Bölgeyi, bölge halklarını tanımamanın ifadesi emperyalizme ve bölgedeki gerici rejimlere karşı mücadeleden geri durmak, böyle bir mücadelenin anlamını kavramamaktır.
Bölgemiz yaşadığımız yüzyılın temel dinamiklerini barındıran bir bölgedir ve bu bölge halkları yaklaşık yarım yüzyıldır gerici rejimlere, emperyalizme ve yerli oligarşilere karşı kurtuluş mücadelesinde bir arayış içindedir. Bu arayış sürecinde küçümsenmeyecek adımlar atılmış, önemli başarılara ulaşılmıştır.
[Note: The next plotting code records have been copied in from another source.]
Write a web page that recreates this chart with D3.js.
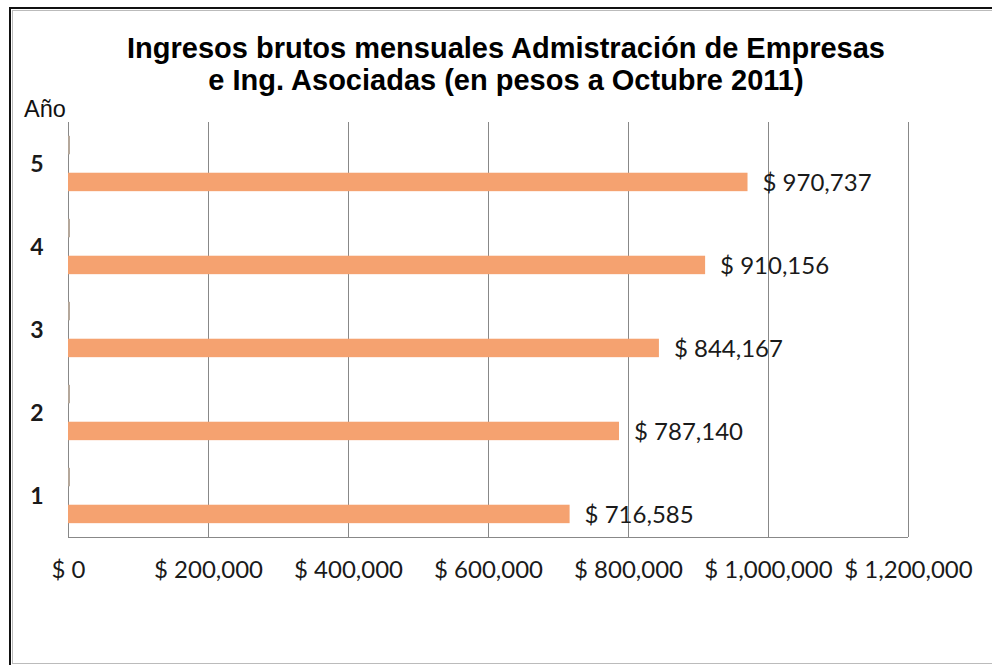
<!DOCTYPE html>
<html>
<head>
<meta charset="utf-8">
<script src="https://cdn.jsdelivr.net/npm/d3@7"></script>
<style>
  body { margin: 0; background: #fff; }
  svg { display: block; }
</style>
</head>
<body>
<svg width="992" height="665"></svg>
<script>
// data
var years = [1, 2, 3, 4, 5];
var ingresos = [716585, 787140, 844167, 910156, 970737];
var xTicks = [0, 200000, 400000, 600000, 800000, 1000000, 1200000];
var titleLines = ["Ingresos brutos mensuales Admistración de Empresas",
                  "e Ing. Asociadas (en pesos a Octubre 2011)"];

var svg = d3.select("svg"),
    margin = {top: 122, right: 84, bottom: 128, left: 68},
    width = +svg.attr("width") - margin.left - margin.right,
    height = +svg.attr("height") - margin.top - margin.bottom;

var money = function(v){ return "$ " + d3.format(",")(v); };

// frame
svg.append("rect")
    .attr("x", 10).attr("y", 8)
    .attr("width", 1000).attr("height", 700)
    .attr("fill", "none")
    .attr("stroke", "#111")
    .attr("stroke-width", 2);
svg.append("rect")
    .attr("x", 12.5).attr("y", 10.5)
    .attr("width", 1000).attr("height", 653)
    .attr("fill", "none")
    .attr("stroke", "#bbb")
    .attr("stroke-width", 1);

var x = d3.scaleLinear().domain([0, 1200000]).range([0, width]),
    y = d3.scaleBand().domain(years.slice().reverse()).range([0, height]),
    slot = d3.scaleBand().domain(["anio", "vacio", "ingreso"])
             .range([0, y.bandwidth()]).paddingOuter(0.75);

var g = svg.append("g")
    .attr("transform", "translate(" + margin.left + "," + margin.top + ")");

// vertical gridlines
g.append("g")
    .attr("class", "grid")
    .attr("transform", "translate(0," + height + ")")
    .call(d3.axisBottom(x).tickValues(xTicks).tickSize(-height).tickFormat(""))
    .call(function(s){
      s.select(".domain").remove();
      s.selectAll("line").attr("stroke", "#888").attr("shape-rendering", "crispEdges");
    });

// bottom + left axis lines
g.append("line")
    .attr("x1", 0).attr("x2", width)
    .attr("y1", height + 0.5).attr("y2", height + 0.5)
    .attr("stroke", "#888");
g.append("line")
    .attr("x1", 0.5).attr("x2", 0.5)
    .attr("y1", 0).attr("y2", height)
    .attr("stroke", "#888");

// x tick labels
g.append("g")
    .attr("transform", "translate(0," + height + ")")
    .call(d3.axisBottom(x).tickValues(xTicks).tickSize(0).tickPadding(24).tickFormat(money))
    .call(function(s){
      s.select(".domain").remove();
      s.selectAll("text")
        .attr("fill", "#1a1a1a")
        .style("font-family", "Lato, 'Open Sans', sans-serif")
        .style("font-size", "24px");
    });

// year labels
g.selectAll(".year")
    .data(years)
  .enter().append("text")
    .attr("class", "year")
    .attr("x", -31)
    .attr("y", function(d){ return y(d) + y.bandwidth() / 2; })
    .attr("dy", "0.36em")
    .attr("text-anchor", "middle")
    .attr("fill", "#1a1a1a")
    .style("font-family", "Lato, sans-serif")
    .style("font-weight", "bold")
    .style("font-size", "23px")
    .text(function(d){ return d; });

// "Año" series (tiny values next to the axis)
g.selectAll(".anio")
    .data(years)
  .enter().append("rect")
    .attr("class", "anio")
    .attr("x", 0)
    .attr("y", function(d){ return y(d) + slot("anio"); })
    .attr("width", function(d){ return Math.max(x(d), 2); })
    .attr("height", slot.bandwidth())
    .attr("fill", "#b5a89b");

// ingresos bars
var ing = years.map(function(d, i){ return {year: d, v: ingresos[i]}; });

g.selectAll(".bar")
    .data(ing)
  .enter().append("rect")
    .attr("class", "bar")
    .attr("x", 0)
    .attr("y", function(d){ return y(d.year) + slot("ingreso"); })
    .attr("width", function(d){ return x(d.v); })
    .attr("height", slot.bandwidth())
    .attr("fill", "#f5a270");

g.selectAll(".val")
    .data(ing)
  .enter().append("text")
    .attr("class", "val")
    .attr("x", function(d){ return x(d.v) + 15; })
    .attr("y", function(d){ return y(d.year) + slot("ingreso") + slot.bandwidth() / 2; })
    .attr("dy", "0.36em")
    .attr("fill", "#1a1a1a")
    .style("font-family", "Lato, 'Open Sans', sans-serif")
    .style("font-size", "24px")
    .text(function(d){ return money(d.v); });

// axis title
svg.append("text")
    .attr("x", 24).attr("y", 117)
    .attr("fill", "#111")
    .style("font-family", "'Liberation Sans', Arial, sans-serif")
    .style("font-size", "23.5px")
    .text("Año");

// chart title
svg.append("text")
    .attr("text-anchor", "middle")
    .attr("fill", "#000")
    .style("font-family", "'Liberation Sans', Arial, sans-serif")
    .style("font-weight", "bold")
    .style("font-size", "29px")
  .selectAll("tspan")
    .data(titleLines)
  .enter().append("tspan")
    .attr("x", 506)
    .attr("y", function(d, i){ return 58 + i * 32; })
    .text(function(d){ return d; });
</script>
</body>
</html>
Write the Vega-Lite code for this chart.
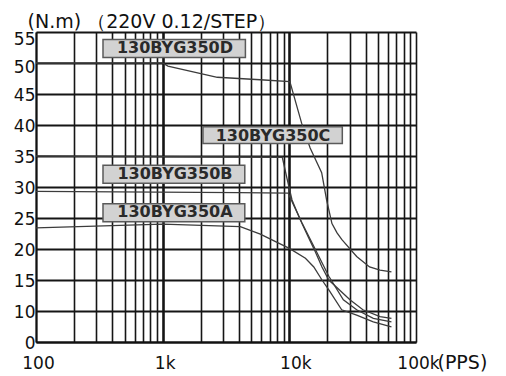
{
  "$schema": "https://vega.github.io/schema/vega-lite/v6.json",
  "width": 380,
  "height": 310,
  "autosize": "none",
  "padding": {"left": 36, "top": 32, "right": 90, "bottom": 34},
  "background": "white",
  "view": {"stroke": null},
  "datasets": {
    "curves": [
      {"series": "D", "x": 100, "y": 50}, {"series": "D", "x": 1000, "y": 50}, {"series": "D", "x": 1100, "y": 49.5},
      {"series": "D", "x": 2700, "y": 47.7}, {"series": "D", "x": 5900, "y": 47.3}, {"series": "D", "x": 10100, "y": 47.0},
      {"series": "D", "x": 12500, "y": 40.3}, {"series": "D", "x": 14600, "y": 36.3}, {"series": "D", "x": 18000, "y": 32.3},
      {"series": "D", "x": 19700, "y": 27.9}, {"series": "D", "x": 21700, "y": 24.1}, {"series": "D", "x": 23800, "y": 22.6},
      {"series": "D", "x": 26000, "y": 21.5}, {"series": "D", "x": 34000, "y": 18.8}, {"series": "D", "x": 43000, "y": 17.1},
      {"series": "D", "x": 52000, "y": 16.6}, {"series": "D", "x": 64000, "y": 16.3},
      {"series": "C", "x": 100, "y": 35}, {"series": "C", "x": 8800, "y": 34.8}, {"series": "C", "x": 9600, "y": 31.3},
      {"series": "C", "x": 10500, "y": 27.9}, {"series": "C", "x": 12200, "y": 24.7}, {"series": "C", "x": 14200, "y": 21.8},
      {"series": "C", "x": 16000, "y": 19.6}, {"series": "C", "x": 18100, "y": 17.1}, {"series": "C", "x": 20500, "y": 15.0},
      {"series": "C", "x": 30100, "y": 11.8}, {"series": "C", "x": 38100, "y": 10.2}, {"series": "C", "x": 52000, "y": 8.2},
      {"series": "C", "x": 64000, "y": 7.6},
      {"series": "B", "x": 100, "y": 29.3}, {"series": "B", "x": 4000, "y": 29.1}, {"series": "B", "x": 9800, "y": 29.0},
      {"series": "B", "x": 10800, "y": 27.1}, {"series": "B", "x": 12600, "y": 24.2}, {"series": "B", "x": 15100, "y": 21.0},
      {"series": "B", "x": 20500, "y": 15.6}, {"series": "B", "x": 26700, "y": 11.8}, {"series": "B", "x": 34000, "y": 10.2},
      {"series": "B", "x": 46000, "y": 7.6}, {"series": "B", "x": 64000, "y": 6.5},
      {"series": "A", "x": 100, "y": 23.4}, {"series": "A", "x": 1000, "y": 24.0}, {"series": "A", "x": 4100, "y": 23.6},
      {"series": "A", "x": 5900, "y": 22.4}, {"series": "A", "x": 10000, "y": 20.1}, {"series": "A", "x": 13400, "y": 18.5},
      {"series": "A", "x": 15600, "y": 17.1}, {"series": "A", "x": 18100, "y": 15.0}, {"series": "A", "x": 20500, "y": 13.4},
      {"series": "A", "x": 25900, "y": 10.2}, {"series": "A", "x": 34000, "y": 8.7}, {"series": "A", "x": 46000, "y": 6.5},
      {"series": "A", "x": 64000, "y": 4.9}
    ],
    "boxes": [
      {"label": "130BYG350D", "x": 338, "x2": 4500, "y": 53.8, "y2": 50.9},
      {"label": "130BYG350C", "x": 2080, "x2": 26200, "y": 39.7, "y2": 37.0},
      {"label": "130BYG350B", "x": 338, "x2": 4450, "y": 33.5, "y2": 30.6},
      {"label": "130BYG350A", "x": 338, "x2": 4450, "y": 27.3, "y2": 24.4}
    ],
    "labels": [
      {"label": "130BYG350D", "x": 1250, "y": 52.35},
      {"label": "130BYG350C", "x": 7430, "y": 38.3},
      {"label": "130BYG350B", "x": 1250, "y": 32.1},
      {"label": "130BYG350A", "x": 1250, "y": 26.0}
    ]
  },
  "encoding": {
    "x": {
      "field": "x", "type": "quantitative",
      "scale": {"type": "log", "domain": [100, 100000], "nice": false},
      "axis": {
        "values": [100, 200, 300, 400, 500, 600, 700, 800, 900, 1000, 2000, 3000, 4000, 5000, 6000, 7000, 8000, 9000, 10000, 20000, 30000, 40000, 50000, 60000, 70000, 80000, 90000, 100000],
        "labelExpr": "datum.value==100?'100':datum.value==1000?'1k':datum.value==10000?'10k':datum.value==100000?'100k':''",
        "grid": true, "gridColor": "#151515",
        "gridWidth": {"condition": {"test": "datum.value==1000||datum.value==10000", "value": 2.6}, "value": 1.6},
        "ticks": false, "tickSize": 0,
        "domain": true, "domainColor": "#111", "domainWidth": 2,
        "labelFont": "DejaVu Sans", "labelFontSize": 17, "labelColor": "#111",
        "labelBaseline": "alphabetic", "labelPadding": 26,
        "labelFlush": false, "labelOverlap": false, "labelBound": false,
        "labelOffset": {"condition": {"test": "datum.value==10000", "value": 6}, "value": 2},
        "title": "(PPS)", "titleFont": "DejaVu Sans", "titleFontSize": 19, "titleFontWeight": "normal", "titleColor": "#111",
        "titleX": 401, "titleY": 26, "titleAlign": "left", "titleBaseline": "alphabetic", "titleAngle": 0
      }
    },
    "y": {
      "field": "y", "type": "quantitative",
      "scale": {"domain": [0, 10, 55], "range": [310, 279, 0], "nice": false, "zero": false},
      "axis": {
        "values": [0, 10, 15, 20, 25, 30, 35, 40, 45, 50, 55],
        "grid": true, "gridColor": "#151515", "gridWidth": 2,
        "ticks": false, "tickSize": 0,
        "domain": true, "domainColor": "#111", "domainWidth": 2,
        "labelFont": "DejaVu Sans", "labelFontSize": 17, "labelColor": "#111",
        "labelPadding": 1, "labelBaseline": "middle", "labelAlign": "right",
        "labelFlush": false, "labelOverlap": false, "labelBound": false,
        "labelOffset": {"condition": [{"test": "datum.value==55", "value": 7}, {"test": "datum.value==50", "value": 4}], "value": 1},
        "title": "(N.m)  （220V 0.12/STEP）", "titleFont": "DejaVu Sans", "titleFontSize": 19, "titleFontWeight": "normal", "titleColor": "#111",
        "titleX": -9, "titleY": -5, "titleAlign": "left", "titleBaseline": "alphabetic", "titleAngle": 0
      }
    }
  },
  "layer": [
    {
      "data": {"name": "curves"},
      "mark": {"type": "line", "color": "#3c3c3c", "strokeWidth": 1.3},
      "encoding": {"detail": {"field": "series", "type": "nominal"}}
    },
    {
      "data": {"name": "boxes"},
      "mark": {"type": "rect", "fill": "#d2d2d2", "stroke": "#5a5a5a", "strokeWidth": 1.5},
      "encoding": {"x2": {"field": "x2"}, "y2": {"field": "y2"}}
    },
    {
      "data": {"name": "labels"},
      "mark": {"type": "text", "font": "DejaVu Sans", "fontWeight": "bold", "fontSize": 16, "color": "#2a2a2a", "align": "center", "baseline": "middle"},
      "encoding": {"text": {"field": "label", "type": "nominal"}}
    }
  ]
}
Bugün bizlere düşen görev bölge halklarının bu dinamiğini görmek ve bu dinamiği örgütleme doğrultusunda uygun araç ve yöntemleri gündeme getirebilmektir.
Bugün ülkemizde ve bölgemizde halkların dinamiğini en somut biçimleriyle ortaya çıkarabilmenin yolu ise emperyalist müdahaleye karşı çıkmaktan, emperyalist müdahale ve savaşa karşı örgütlenmeler oluşturmaktan geçiyor. Bölgedeki tüm halklar, Kürtler, Türkler, Araplar, Acemler vb. vb. çok iyi bilmelidir ki, emperyalizmin Irak’a müdahalesi hiçbir halk açısından olumlu sonuçlar getirmeyecektir. Bu müdahalenin halklara getireceği tek bir sonuç olacaktır: Daha fazla baskı, daha fazla terör ve daha fazla sömürü...
Emperyalist müdahale ve savaşa karşı çıkmak için ezilen halkların yeterince gerekçesi vardır. Sorun bunları anlatmak, kavratmak ve örgütlenmeyi, mücadeleyi temel alan bir bilinç oluşturmaktır.Bize düşen görev de, ne eksik ne fazla, tam tamına budur.